Bonjour Mme Lapierre , vous tricotez un L, correct? Vous allez alors tricoter les 4 premières augmentations à l'envers (vous aurez alors 4 m env (augmentations), 4 m env (milieu sous la manche), 4 m env (augmentations), puis les 4 suivantes à l'endroit: 4 m end (augm.), 4 m env (milieu sous la manche), 4 m end (augm), la fois suivante comme la 1ère fois et la dernière fois comme la 2ème fois. Il est donc normal que les côtes ne tombent pas juste au milieu sous la manche, ce qui compte c'est que les nouvelles mailles soient tricotées en côtes . Bon tricot!

18.10.2022 - 09:35

country flag Denise Lapierre wrote:

Si je veux raccourcir les manches, à quel moment dans le tricot ce serait préférable ? P.S j'ai trouvé mon problème pour la note envoyée plus tôt, c'est 1.5 au lieu de 5.1 erreur de point. Merci

16.10.2022 - 03:59

DROPS Design answered:

Bonjour Mme Lapierre, nous ne sommes malheureusement pas en mesure de pouvoir adapter chacun de nos modèles à chaque demande mais vous pouvez toutefois vous inspirer d'un modèle de tension analogue, tricoté de bas en haut avec manches 3/4 (ex ici. Merci pour votre compréhension. Bon tricot!

17.10.2022 - 10:52

country flag Denise wrote:

Bonjour, je fais le modèle 89-22 et je ne comprends pas comment on peut augmenter 16 fois 2 mailles à tous les 5,1 cm gr L la manche sera trop longue ?

16.10.2022 - 00:14

country flag Denise wrote:

Bonjour, je fais le modèle 89-22 et je ne comprends pas comment on peut augmenter 16 fois 2 mailles à tous les 5,1 cm gr L la manche sera trop longue ?

15.10.2022 - 23:45

country flag Elke wrote:

Guten Tag, ich habe den Pulli mit Raglanschrägung in Drops Paris Original gestrickt.

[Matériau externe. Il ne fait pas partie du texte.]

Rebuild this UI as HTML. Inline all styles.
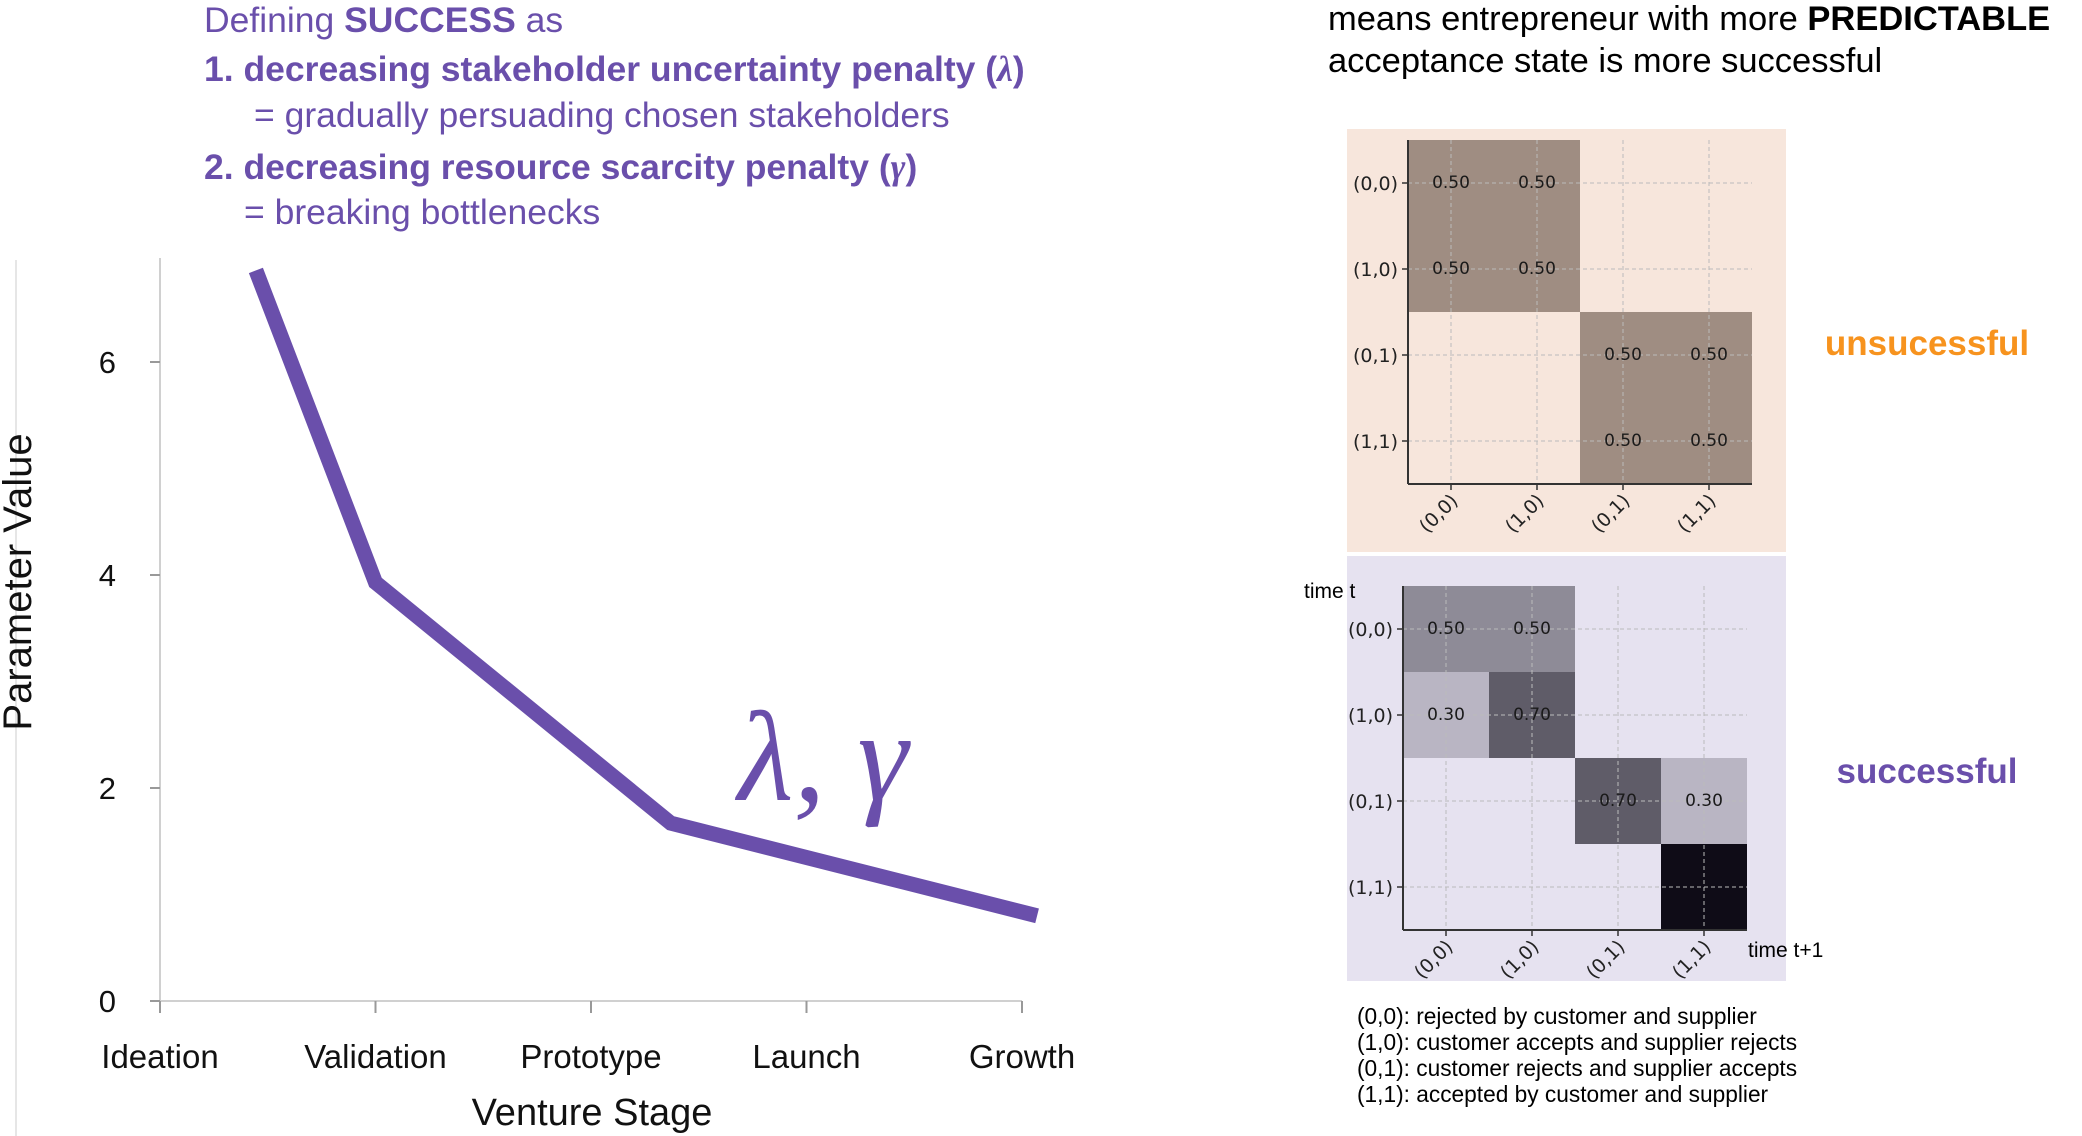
<!DOCTYPE html>
<html><head><meta charset="utf-8">
<style>
html,body{margin:0;padding:0;background:#fff;}
body{width:2082px;height:1136px;position:relative;overflow:hidden;font-family:"Liberation Sans",sans-serif;}
.t{position:absolute;white-space:nowrap;}
.p{color:#6a4fab;font-size:35.5px;}
</style></head>
<body>
<div class="t p" style="left:204px;top:0px;">Defining <b>SUCCESS</b> as</div>
<div class="t p" style="left:204px;top:48px;font-weight:bold;">1. decreasing stakeholder uncertainty penalty (<i style="font-family:'Liberation Serif',serif">λ</i>)</div>
<div class="t p" style="left:254px;top:95px;">= gradually persuading chosen stakeholders</div>
<div class="t p" style="left:204px;top:146px;font-weight:bold;">2. decreasing resource scarcity penalty (<i style="font-family:'Liberation Serif',serif">γ</i>)</div>
<div class="t p" style="left:244px;top:192px;">= breaking bottlenecks</div>

<div class="t" style="left:1328px;top:0px;font-size:34.5px;color:#000;">means entrepreneur with more <b>PREDICTABLE</b></div>
<div class="t" style="left:1328px;top:42px;font-size:34.5px;color:#000;">acceptance state is more successful</div>

<svg width="2082" height="1136" style="position:absolute;left:0;top:0" id="svg"></svg>

<script>
// Line chart data
const stages = ["Ideation","Validation","Prototype","Launch","Growth"];
const lineX = [0.445, 1, 2.37, 4.07];
const lineY = [6.86, 3.93, 1.67, 0.8];
const yTicks = [0,2,4,6];
// Heatmap data
const states = ["(0,0)","(1,0)","(0,1)","(1,1)"];
const unsuccessful = [[0.5,0.5,0,0],[0.5,0.5,0,0],[0,0,0.5,0.5],[0,0,0.5,0.5]];
const successful = [[0.5,0.5,0,0],[0.3,0.7,0,0],[0,0,0.7,0.3],[0,0,0,1.0]];
const legendLines = ["(0,0): rejected by customer and supplier","(1,0): customer accepts and supplier rejects","(0,1): customer rejects and supplier accepts","(1,1): accepted by customer and supplier"];

const NS="http://www.w3.org/2000/svg";
const svg=document.getElementById('svg');
function mk(tag,attrs,parent,text){const e=document.createElementNS(NS,tag);for(const k in attrs)e.setAttribute(k,attrs[k]);if(text!==undefined)e.textContent=text;(parent||svg).appendChild(e);return e;}

const X0=160, XS=215.5, Y0=1001, YS=106.5;
const xs=v=>X0+v*XS, ys=v=>Y0-v*YS;

let e;
e=mk('line',{x1:16,y1:260,x2:16,y2:1136,stroke:'#e6e6e6','stroke-width':2});


e=mk('line',{x1:X0,y1:258,x2:X0,y2:Y0,stroke:'#d0d0d0','stroke-width':2});


e=mk('line',{x1:X0,y1:Y0,x2:xs(4),y2:Y0,stroke:'#d0d0d0','stroke-width':2});


yTicks.forEach(v=>{
  e=mk('line',{x1:X0-10,y1:ys(v),x2:X0,y2:ys(v),stroke:'#999','stroke-width':2});
  
  
  e=mk('text',{x:116,y:ys(v)+11,'font-size':31,'text-anchor':'end',fill:'#111'},svg,String(v));
  
  
});
stages.forEach((s,i)=>{
  e=mk('line',{x1:xs(i),y1:Y0,x2:xs(i),y2:Y0+12,stroke:'#999','stroke-width':2});
  
  
  e=mk('text',{x:xs(i),y:1068,'font-size':33,'text-anchor':'middle',fill:'#111'},svg,s);
  
  
});
e=mk('text',{x:592,y:1125,'font-size':38,'text-anchor':'middle',fill:'#111'},svg,'Venture Stage');


e=mk('text',{x:0,y:0,'font-size':40,'text-anchor':'middle',fill:'#111',transform:'translate(31,582) rotate(-90)'},svg,'Parameter Value');


e=mk('polyline',{points:lineX.map((x,i)=>xs(x)+','+ys(lineY[i])).join(' '),fill:'none',stroke:'#6a4fab','stroke-width':15,'stroke-linejoin':'miter'});


e=mk('text',{x:738,y:800,'font-size':128,fill:'#6a4fab','font-style':'italic','font-family':'Liberation Serif, serif'},svg,'λ, γ');



function heat(data,bg,base,px,py,pw,ph,ax,ay,cs,name){
  const g=mk('g',{});
  
  
  e=mk('rect',{x:px,y:py,width:pw,height:ph,fill:bg},g);
  
  
  data.forEach((row,r)=>row.forEach((v,c)=>{
    if(v>0){
      e=mk('rect',{x:ax+c*cs,y:ay+r*cs,width:cs,height:cs,fill:base,'fill-opacity':Math.pow(v,1.3)},g);
      
      
    }
  }));
  for(let i=0;i<4;i++){
    const c=ax+(i+0.5)*cs, r=ay+(i+0.5)*cs;
    mk('line',{x1:c,y1:ay,x2:c,y2:ay+4*cs,stroke:'#bbb','stroke-width':1,'stroke-dasharray':'4,3'},g);
    mk('line',{x1:ax,y1:r,x2:ax+4*cs,y2:r,stroke:'#bbb','stroke-width':1,'stroke-dasharray':'4,3'},g);
    mk('line',{x1:ax-6,y1:r,x2:ax,y2:r,stroke:'#333','stroke-width':1.5},g);
    mk('line',{x1:c,y1:ay+4*cs,x2:c,y2:ay+4*cs+6,stroke:'#333','stroke-width':1.5},g);
    e=mk('text',{x:ax-10,y:r+7,'font-size':19,'text-anchor':'end',fill:'#222','font-family':'DejaVu Sans, sans-serif'},g,states[i]);
    
    
    e=mk('text',{x:0,y:0,'font-size':19,'text-anchor':'end',fill:'#222','font-family':'DejaVu Sans, sans-serif',transform:`translate(${c+8},${ay+4*cs+18}) rotate(-45)`},g,states[i]);
    
    
  }
  data.forEach((row,r)=>row.forEach((v,c)=>{
    if(v>0&&v<1){
      e=mk('text',{x:ax+(c+0.5)*cs,y:ay+(r+0.5)*cs+5,'font-size':17,'text-anchor':'middle',fill:'#1a1a1a','font-family':'DejaVu Sans, sans-serif'},g,v.toFixed(2));
      
      
    }
  }));
  mk('line',{x1:ax,y1:ay,x2:ax,y2:ay+4*cs,stroke:'#333','stroke-width':2},g);
  mk('line',{x1:ax,y1:ay+4*cs,x2:ax+4*cs,y2:ay+4*cs,stroke:'#333','stroke-width':2},g);
}
heat(unsuccessful,'#f7e6dc','rgb(33,13,1)',1347,129,439,423,1408,140,86,'unsuccessful-heatmap');
heat(successful,'#e6e2f0','rgb(15,12,23)',1347,556,439,425,1403,586,86,'successful-heatmap');

e=mk('text',{x:1304,y:598,'font-size':21,fill:'#000'},svg,'time t');


e=mk('text',{x:1748,y:957,'font-size':21,fill:'#000'},svg,'time t+1');


e=mk('text',{x:1927,y:355,'font-size':35,'font-weight':'bold','text-anchor':'middle',fill:'#f7931e'},svg,'unsucessful');


e=mk('text',{x:1927,y:783,'font-size':35,'font-weight':'bold','text-anchor':'middle',fill:'#6a4fab'},svg,'successful');


legendLines.forEach((s,i)=>{
  e=mk('text',{x:1357,y:1024+i*26,'font-size':22.7,fill:'#000'},svg,s);
  
  
});
</script>
</body></html>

Der Pulli passte prima. Auf dem Etikett steht, dass der Pulli bei 60 Grad gewaschen werden kann. Ich habe ihn von Hand bei ca. 30 Grad gewaschen, dabei ist er eingelaufen. Ich bin total verärgert und bitte jetzt um eine Entschädigung für all das Material, die Zeit und die Mühe. Ich bitte um schnelle Rück Antwort. Viele Grüße Elke

02.05.2022 - 19:42

DROPS Design answered:

Liebe Elke, es tut uns leid, sowas zu lesen, wenden Sie sich bitte an dem DROPS Laden, wo Sie das Garn gekauft haben. Danke im voraus.

03.05.2022 - 16:33

country flag Josette wrote:

Bonjour , pour les manches vous écrivez "joindre et placer un marqueur au début du rang" je ne comprends pas avec quoi les manches se tricotent : avec des aiguilles circulaires? double pointe? ou normales ?? merci de votre aide .

13.12.2021 - 11:39

DROPS Design answered:

Bonjour Josette, le pull se tricote entièrement en rond: vous tricotez le bas du pull (dos&devant) en rond jusqu'aux emmanchures, les manches se tricotent en rond avec les aiguilles doubles pointes/l'aiguille circulaire (cf vidéo magic loop). Vous tricotez ensuite l'empiècement (manches + dos /devant) en rond en diminuant pour le raglan. Bon tricot!

13.12.2021 - 11:45

country flag Ana wrote:

Thanks! And what do you mean by every other round when working in the round? Every 2 rows?

01.04.2019 - 11:08

DROPS Design answered:

Dear Anna, yes correct, work 1 round with decrease, 1 round without decrease, and repeat these 2 rounds the number of times for your size. Happy knitting!